Norwegian politician and diplomat

Herman Pedersen (21 May 1928 – 24 January 2009) was a Norwegian diplomat and politician for the Labour Party.

He was born in Vestre Toten Municipality as a son of Asbjørn Pedersen (1897–1983) and housewife Hanna Nøkleby (1897–1992). He studied political science at the University of Oslo and Yale University, and also had an UNESCO scholarship to stay in Latin America before being hired as a secretary in the Norwegian Ministry of Foreign Affairs in 1958. He made a career in the system and was hired as an embassy secretary in Poland in 1960, and went on to the United Nations delegation from 1962 to 1965.

He served as a deputy representative to the Parliament of Norway from Oslo during the term 1965–1969. He met on a regular basis in October 1965, before Einar Gerhardsen returned from his position as prime minister.
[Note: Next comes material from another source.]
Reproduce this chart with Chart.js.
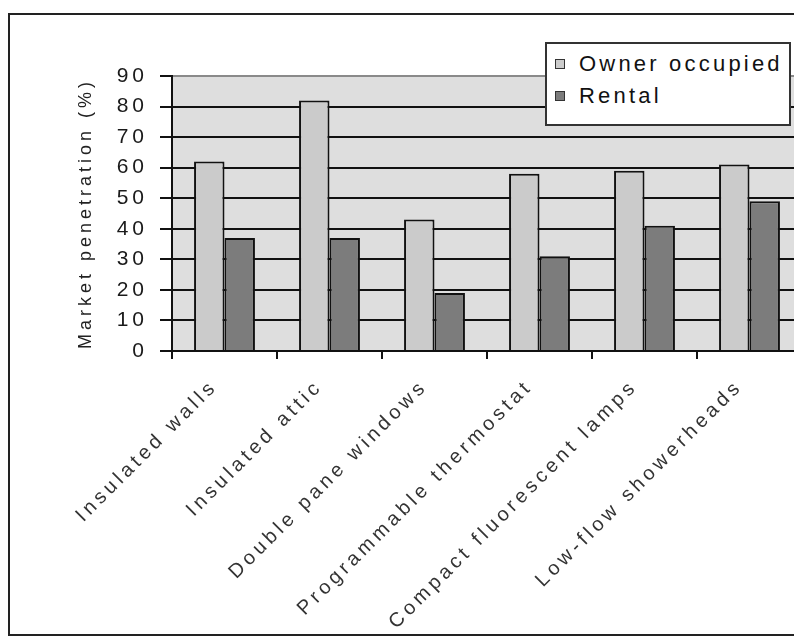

In total Pedersen met during one year and 106 days of parliamentary session. From 1966 to 1968 Pedersen was a member of the Labour Party international committee, and also chaired the Norwegian-Polish Association. From 1966 to 1969 he was a deputy board member of the Norwegian Institute of International Affairs. His day job between 1965 and 1969 was as a foreign news editor.

He served as an embassy counsellor in the United Kingdom from 1970 to 1978, then as a sub-director in the Ministry of Foreign Affairs from 1979 to 1988, before becoming an ambassador. From 1988 to 1993 he was the Norwegian ambassador to most of Southern Africa (notably except South Africa), to Zimbabwe, Angola, Botswana, Lesotho and Swaziland; since 1989 also to Mozambique. From 1993 to his retirement in 1995 he was the Norwegian ambassador to Cyprus and Israel. He was decorated as a Knight, First Class of the Royal Norwegian Order of St. Olav in 1990.